Cette saison, notre correspondante à Marseille raconte les petites et grandes histoires du club phocéen et de la ville construite autour. Episode 6, la créativité post-but de Mario Balotelli.
Sur les bancs des tribunes de presse, c'est l'excitation. Dimanche soir, devant un Vélodrome plein comme un grand soir, l'Olympique marseillais fait manger la pelouse à l'AS Saint-Etienne depuis déjà douze minutes quand Super Mario Balotelli, la super recrue de l'hiver, signe un super but en mode pied en l'air. Mais c'est l'instant qui suit qui a mis en ébullition la confrérie des journalistes : juste après son but, Mario s'est précipité au bord du terrain pour attraper son téléphone portable et immortaliser l'instant, entouré de ses collègues de travail, dans une vidéo immédiatement publiée sur son compte Instagram.
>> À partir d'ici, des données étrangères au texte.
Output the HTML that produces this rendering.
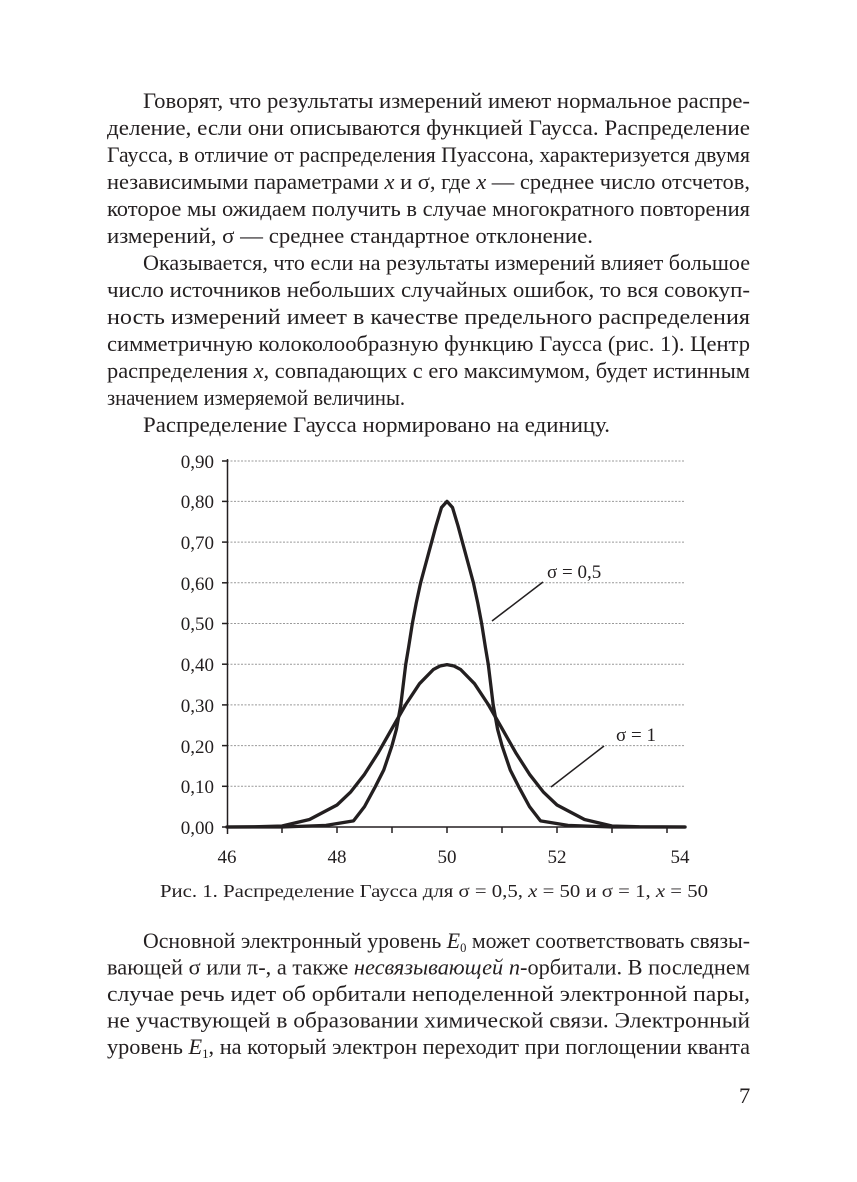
<!DOCTYPE html>
<html><head><meta charset="utf-8"><style>
html,body{margin:0;padding:0;background:#fff}
svg{display:block}
text{font-family:"Liberation Serif",serif;fill:#231f20}
.t{font-size:22.5px}
.a{font-size:19px}
</style></head><body>
<svg width="857" height="1182" viewBox="0 0 857 1182" xmlns="http://www.w3.org/2000/svg">
<text class="t" x="143" y="108" textLength="607" lengthAdjust="spacingAndGlyphs">Говорят, что результаты измерений имеют нормальное распре-</text>
<text class="t" x="107" y="135" textLength="643" lengthAdjust="spacingAndGlyphs">деление, если они описываются функцией Гаусса. Распределение</text>
<text class="t" x="107" y="162" textLength="643" lengthAdjust="spacingAndGlyphs">Гаусса, в отличие от распределения Пуассона, характеризуется двумя</text>
<text class="t" x="107" y="189" textLength="643" lengthAdjust="spacingAndGlyphs">независимыми параметрами <tspan font-style="italic">x</tspan> и σ, где <tspan font-style="italic">x</tspan> — среднее число отсчетов,</text>
<text class="t" x="107" y="216" textLength="643" lengthAdjust="spacingAndGlyphs">которое мы ожидаем получить в случае многократного повторения</text>
<text class="t" x="107" y="243" textLength="486" lengthAdjust="spacingAndGlyphs">измерений, σ — среднее стандартное отклонение.</text>
<text class="t" x="143" y="270" textLength="607" lengthAdjust="spacingAndGlyphs">Оказывается, что если на результаты измерений влияет большое</text>
<text class="t" x="107" y="297" textLength="643" lengthAdjust="spacingAndGlyphs">число источников небольших случайных ошибок, то вся совокуп-</text>
<text class="t" x="107" y="324" textLength="643" lengthAdjust="spacingAndGlyphs">ность измерений имеет в качестве предельного распределения</text>
<text class="t" x="107" y="351" textLength="643" lengthAdjust="spacingAndGlyphs">симметричную колоколообразную функцию Гаусса (рис. 1). Центр</text>
<text class="t" x="107" y="378" textLength="643" lengthAdjust="spacingAndGlyphs">распределения <tspan font-style="italic">x</tspan>, совпадающих с его максимумом, будет истинным</text>
<text class="t" x="107" y="405" textLength="298" lengthAdjust="spacingAndGlyphs">значением измеряемой величины.</text>
<text class="t" x="143" y="432" textLength="467" lengthAdjust="spacingAndGlyphs">Распределение Гаусса нормировано на единицу.</text>
<!-- chart -->
<g stroke="#999" stroke-width="1" stroke-dasharray="2,1.5">
<line x1="227" x2="685" y1="461" y2="461"/>
<line x1="227" x2="685" y1="501.4" y2="501.4"/>
<line x1="227" x2="685" y1="542.1" y2="542.1"/>
<line x1="227" x2="685" y1="582.8" y2="582.8"/>
<line x1="227" x2="685" y1="623.5" y2="623.5"/>
<line x1="227" x2="685" y1="664.2" y2="664.2"/>
<line x1="227" x2="685" y1="704.9" y2="704.9"/>
<line x1="227" x2="685" y1="745.6" y2="745.6"/>
<line x1="227" x2="685" y1="786.3" y2="786.3"/>
</g>
<g stroke="#231f20" stroke-width="1.5">
<line x1="227.5" y1="459" x2="227.5" y2="834"/>
<line x1="222" y1="827" x2="686" y2="827"/>
<line x1="222" y1="461" x2="227" y2="461"/><line x1="222" y1="501.4" x2="227" y2="501.4"/><line x1="222" y1="542.1" x2="227" y2="542.1"/><line x1="222" y1="582.8" x2="227" y2="582.8"/><line x1="222" y1="623.5" x2="227" y2="623.5"/><line x1="222" y1="664.2" x2="227" y2="664.2"/><line x1="222" y1="704.9" x2="227" y2="704.9"/><line x1="222" y1="745.6" x2="227" y2="745.6"/><line x1="222" y1="786.3" x2="227" y2="786.3"/>
<line x1="282" y1="827" x2="282" y2="833"/><line x1="337" y1="827" x2="337" y2="833"/><line x1="392" y1="827" x2="392" y2="833"/><line x1="447" y1="827" x2="447" y2="833"/><line x1="502" y1="827" x2="502" y2="833"/><line x1="557" y1="827" x2="557" y2="833"/><line x1="612" y1="827" x2="612" y2="833"/><line x1="667" y1="827" x2="667" y2="833"/>
</g>
<g text-anchor="end">
<text class="a" x="214" y="468">0,90</text>
<text class="a" x="214" y="508">0,80</text>
<text class="a" x="214" y="549">0,70</text>
<text class="a" x="214" y="590">0,60</text>
<text class="a" x="214" y="630">0,50</text>
<text class="a" x="214" y="671">0,40</text>
<text class="a" x="214" y="712">0,30</text>
<text class="a" x="214" y="753">0,20</text>
<text class="a" x="214" y="793">0,10</text>
<text class="a" x="214" y="834">0,00</text>
</g>
<g text-anchor="middle">
<text class="a" x="227" y="863">46</text>
<text class="a" x="337" y="863">48</text>
<text class="a" x="447" y="863">50</text>
<text class="a" x="557" y="863">52</text>
<text class="a" x="680" y="863">54</text>
</g>
<g fill="none" stroke="#231f20" stroke-width="3.3" stroke-linejoin="round" stroke-linecap="round">
<polyline points="227,827 254.5,826.8 282,826 309.5,819.5 337,805 350.75,791.9 364.5,774.3 378.25,752.7 392,728.5 405.75,704.5 419.5,683.7 433.25,669.6 440,666 447,664.6 454,666 460.75,669.6 474.5,683.7 488.25,704.5 502,728.5 515.75,752.7 529.5,774.3 543.25,791.9 557,805 584.5,819.5 612,826 639.5,826.8 685,827"/>
<polyline points="227,827 282,827 326,825.4 353.5,820.9 364.5,806.6 375.5,786.3 383.75,770 392,745.6 396.4,729.3 400.8,704.9 405.75,664.2 408.5,647.9 412.35,623.5 416.2,603.2 420.6,582.8 425,566.5 430.5,546.2 436,525.8 441.5,507.5 447,501.4 452.5,507.5 458,525.8 463.5,546.2 469,566.5 473.4,582.8 477.8,603.2 481.65,623.5 485.5,647.9 488.25,664.2 493.2,704.9 497.6,729.3 502,745.6 510.25,770 518.5,786.3 529.5,806.6 540.5,820.9 568,825.4 612,827 685,827"/>
</g>
<g stroke="#231f20" stroke-width="1.5">
<line x1="543" y1="582" x2="492" y2="621"/>
<line x1="604" y1="746" x2="551" y2="787"/>
</g>
<text class="a" x="547" y="578">σ = 0,5</text>
<text class="a" x="616" y="741">σ = 1</text>
<text x="160" y="897" font-size="18" textLength="548" lengthAdjust="spacingAndGlyphs">Рис. 1. Распределение Гаусса для σ = 0,5, <tspan font-style="italic">x</tspan> = 50 и σ = 1, <tspan font-style="italic">x</tspan> = 50</text>
<text class="t" x="143" y="948" textLength="607" lengthAdjust="spacingAndGlyphs">Основной электронный уровень <tspan font-style="italic">E</tspan><tspan font-size="13" dy="4">0</tspan><tspan dy="-4"> может соответствовать связы-</tspan></text>
<text class="t" x="107" y="974.5" textLength="643" lengthAdjust="spacingAndGlyphs">вающей σ или π-, а также <tspan font-style="italic">несвязывающей n</tspan>-орбитали. В последнем</text>
<text class="t" x="107" y="1001" textLength="643" lengthAdjust="spacingAndGlyphs">случае речь идет об орбитали неподеленной электронной пары,</text>
<text class="t" x="107" y="1027.5" textLength="643" lengthAdjust="spacingAndGlyphs">не участвующей в образовании химической связи. Электронный</text>
<text class="t" x="107" y="1054" textLength="643" lengthAdjust="spacingAndGlyphs">уровень <tspan font-style="italic">E</tspan><tspan font-size="13" dy="4">1</tspan><tspan dy="-4">, на который электрон переходит при поглощении кванта</tspan></text>
<text class="t" x="739" y="1103">7</text>
</svg>
</body></html>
Branle-bas de clavier – les journalistes aussi sont modernes –, le coup d'éclat fait le tour de l'Internet. Emmanuel Barranguet de l'AFP, Jean Saint-Marc de 20 Minutes, Mathieu Grégoire de l'Equipe… Tout le monde relaie l'info. C'est que la célébration de but par portable est inédite en Ligue 1 française. «Une jurisprudence, c'est historique ! s'emballe Jean-François Pérès, le chef du service sports d'Europe 1 et historien de l'OM hors micro. On est entrés dans le 2.0 de la célébration, on se souviendra toujours que le 3 mars 2019 à Marseille, Balotelli a fait une vidéo après un but.»
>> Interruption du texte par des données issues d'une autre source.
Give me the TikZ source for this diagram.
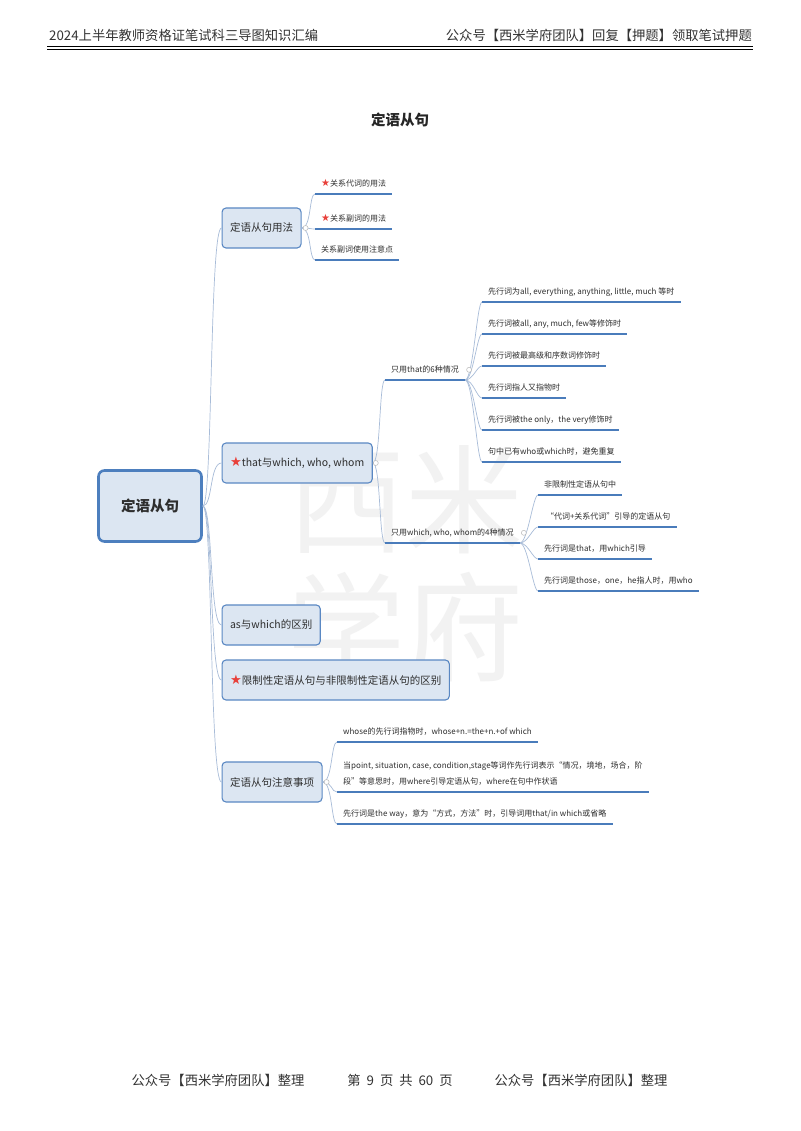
\documentclass[tikz,border=0pt]{standalone}
\usepackage{fontspec}
\setmainfont{Noto Sans CJK SC}
\newfontfamily\symfont{DejaVu Sans}

\definecolor{boxfill}{HTML}{DCE6F2}
\definecolor{boxline}{HTML}{5A88C3}
\definecolor{rootline}{HTML}{4D7FBE}
\definecolor{ulineblue}{HTML}{4A7CBB}
\definecolor{linkblue}{HTML}{A8BCD8}
\definecolor{txt}{HTML}{2E2E2E}
\definecolor{starred}{HTML}{E8403A}

\newcommand\rstar{{\symfont\color{starred}\scalebox{1.25}{★}}}

\tikzset{
  root/.style={draw=rootline, line width=2.6pt, fill=boxfill, rounded corners=6pt,
    minimum width=103pt, minimum height=71pt, text=txt,
    font=\fontsize{14.5}{16}\selectfont\bfseries},
  topic/.style={draw=boxline, line width=1.1pt, fill=boxfill, rounded corners=4pt,
    anchor=west, minimum height=40pt, inner xsep=8pt, text=txt,
    font=\fontsize{10.5}{12}\selectfont},
  leaf/.style={anchor=south west, inner xsep=6pt, inner ysep=5.5pt,
    text height=7pt, text depth=2pt, text=txt, font=\fontsize{8}{16}\selectfont},
  uline/.style={draw=ulineblue, line width=2.6pt},
  link/.style={draw=linkblue, line width=0.7pt},
  fold/.style={circle, draw=gray!55, fill=white, line width=0.5pt,
    inner sep=0pt, minimum size=5pt},
  page/.style={font=\fontsize{13.3}{15}\selectfont, text=black!80, inner sep=0pt}
}

\begin{document}
\begin{tikzpicture}[x=1pt, y=-1pt]
\useasboundingbox[fill=white] (0,0) rectangle (800,1131);

% watermark
\node[text=black!5, font=\fontsize{118}{120}\selectfont] (wm1) at (405,500) {西米};
\node[text=black!5, font=\fontsize{118}{120}\selectfont] (wm2) at (405,627) {学府};

% page head and foot
\node[page, anchor=west] (headl) at (49,35) {2024上半年教师资格证笔试科三导图知识汇编};
\node[page, anchor=east] (headr) at (752,35) {公众号【西米学府团队】回复【押题】领取笔试押题};
\draw[line width=1.6pt] (47,46.5) -- (753,46.5);
\draw[line width=0.6pt] (47,49.6) -- (753,49.6);
\node[page] (footl) at (218,1080) {公众号【西米学府团队】整理};
\node[page] (footm) at (400,1080) {第\hspace{6pt}9\hspace{6pt}页\hspace{6pt}共\hspace{6pt}60\hspace{6pt}页};
\node[page] (footr) at (581,1080) {公众号【西米学府团队】整理};

\node[font=\fontsize{14.5}{16}\selectfont\bfseries, text=black!85] (title) at (400,120) {定语从句};

% root and main branches
\node[root] (root) at (150,506) {定语从句};

\node[topic] (use) at (221.5,228) {定语从句用法};
\node[topic] (that) at (221.5,463) {\rstar that与which, who, whom};
\node[topic] (as) at (221.5,625) {as与which的区别};
\node[topic] (diff) at (221.5,680) {\rstar 限制性定语从句与非限制性定语从句的区别};
\node[topic] (note) at (221.5,782) {定语从句注意事项};

% 用法
\node[leaf] (u1) at (315,194) {\rstar 关系代词的用法};
\node[leaf] (u2) at (315,229) {\rstar 关系副词的用法};
\node[leaf] (u3) at (315,260) {关系副词使用注意点};

% that
\node[leaf] (t6) at (385,380) {只用that的6种情况};
\node[leaf] (t4) at (385,543) {只用which, who, whom的4种情况};

\node[leaf] (s1) at (482,302) {先行词为all, everything, anything, little, much 等时};
\node[leaf] (s2) at (482,334) {先行词被all, any, much, few等修饰时};
\node[leaf] (s3) at (482,366) {先行词被最高级和序数词修饰时};
\node[leaf] (s4) at (482,398) {先行词指人又指物时};
\node[leaf] (s5) at (482,430) {先行词被the only，the very修饰时};
\node[leaf] (s6) at (482,462) {句中已有who或which时，避免重复};

\node[leaf] (w1) at (538,495) {非限制性定语从句中};
\node[leaf] (w2) at (538,527) {\ “代词+关系代词”引导的定语从句};
\node[leaf] (w3) at (538,559) {先行词是that，用which引导};
\node[leaf] (w4) at (538,591) {先行词是those，one，he指人时，用who};

% 注意事项
\node[leaf] (n1) at (337,742) {whose的先行词指物时，whose+n.=the+n.+of which};
\node[leaf, align=left, text height=23pt] (n2) at (337,792)
  {当point, situation, case, condition,stage等词作先行词表示“情况，境地，场合，阶\\段”等意思时，用where引导定语从句，where在句中作状语};
\node[leaf] (n3) at (337,824) {先行词是the way，意为“方式，方法”时，引导词用that/in which或省略};

% connectors
\foreach \c in {use,that,as,diff,note}
  \draw[link] (root.east) .. controls +(10,0) and +(-12,0) .. (\c.west);
\foreach \c in {u1,u2,u3}
  \draw[link] (use.east) .. controls +(10,0) and +(-6,0) .. (\c.south west);
\foreach \c in {t6,t4}
  \draw[link] (that.east) .. controls +(8,0) and +(-6,0) .. (\c.south west);
\foreach \c in {s1,s2,s3,s4,s5,s6}
  \draw[link] (t6.south east) .. controls +(8,0) and +(-5,0) .. (\c.south west);
\foreach \c in {w1,w2,w3,w4}
  \draw[link] (t4.south east) .. controls +(8,0) and +(-5,0) .. (\c.south west);
\foreach \c in {n1,n2,n3}
  \draw[link] (note.east) .. controls +(10,0) and +(-6,0) .. (\c.south west);

% underlines
\foreach \n in {u1,u2,u3,t6,t4,s1,s2,s3,s4,s5,s6,w1,w2,w3,w4,n1,n2,n3}
  \draw[uline] (\n.south west) -- (\n.south east);

% fold marks
\node[fold] (f1) at ([xshift=4pt]use.east) {};
\node[fold] (f2) at ([xshift=3pt]that.east) {};
\node[fold] (f3) at ([xshift=4pt]t6.east) {};
\node[fold] (f4) at ([xshift=4pt]t4.east) {};
\node[fold] (f5) at ([xshift=4pt]note.east) {};

\end{tikzpicture}
\end{document}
Ce n'est pas un hasard que l'Italien soit pionnier en la matière. Déjà, «Balo», qui évolue dans la catégorie des footballeurs-paillettes, est un «serial célébreur», jusqu'alors plutôt version maillot soulevé, rappelle Jean-François Pérès. En 2011, alors qu'il officie à Manchester City et que sa cote n'est pas au beau fixe, il avait ainsi fêté un but historique en dévoilant un t-shirt «Why always me ?». Et puis Mario est Italien, le pays où le selfie post-but a déjà une histoire, portée notamment par Francesco Totti, le capitaine de la Lazio. «Le 8e roi de Rome avait fait un selfie avec en décor de fond les supporteurs de la curva sud [«le virage romain»], raconte Manu de l'AFP. J'ai jamais creusé, mais on a soupçonné la grosse opération de com. Le téléphone, c'était un Apple…» C'est que la joie du but, outre son potentiel «buzzien», peut aussi se monétiser. Le tee-shirt «Why always me ?» est toujours en vente sur les Internets pour 16,25 euros. La vidéo de Balo, «faut voir la suite, mais ce ne serait pas étonnant que ça devienne une pub ou je sais pas quoi», cogite déjà Manu Barranguet. Balo, lui, a déjà gagné. «A chaque fois que je fais quelque chose, ça fait le tour du monde», commentait-il après le match, ravi de son coup. Un coup totalement monté en amont, nous apprend Jean Saint-Marc de 20 Minutes, puisque l'attaquant de l'OM avait confié son portable à un journaliste de l'OM, au cas où…
Il n'y a pas que les communicants qui vont étudier le cas «célébration-portable». L'International Football Association Board (Ifab), qui fixe les règles du foot depuis le XIXe siècle, pourrait aussi se pencher sur la pratique, et pourquoi pas la réglementer, comme elle l'a fait pour les enlèvements de maillots post-but. Ses lois du jeu, régulièrement mises à jour en accord avec la Fifa, listent en effet ce qu'un joueur a le droit de faire ou pas quand le ballon atterrit dans les filets. L'article 12, baptisé «Fautes et incorrections», inclut un chapitre «célébration d'un but» qui cadre le débat. «Les joueurs sont autorisés à exprimer leur joie lorsqu'un but est marqué, mais sans excès. Les célébrations orchestrées ne doivent pas être encouragées et ne doivent pas entraîner une perte de temps excessive», débute le texte. Le buteur peut être sanctionné d'un carton jaune s'il grimpe sur les grilles entourant le terrain ou s'approche trop des spectateurs, s'il fait des «gestes provocateurs, moqueurs ou offensants», s'il recouvre sa tête ou s'il enlève son maillot. Rien, pour l'instant, ne prohibe l'usage du portable pour exprimer sa joie. Un sursis qui laisse aux buteurs en général, et à Balotelli en particulier, le temps de s'amuser encore un peu.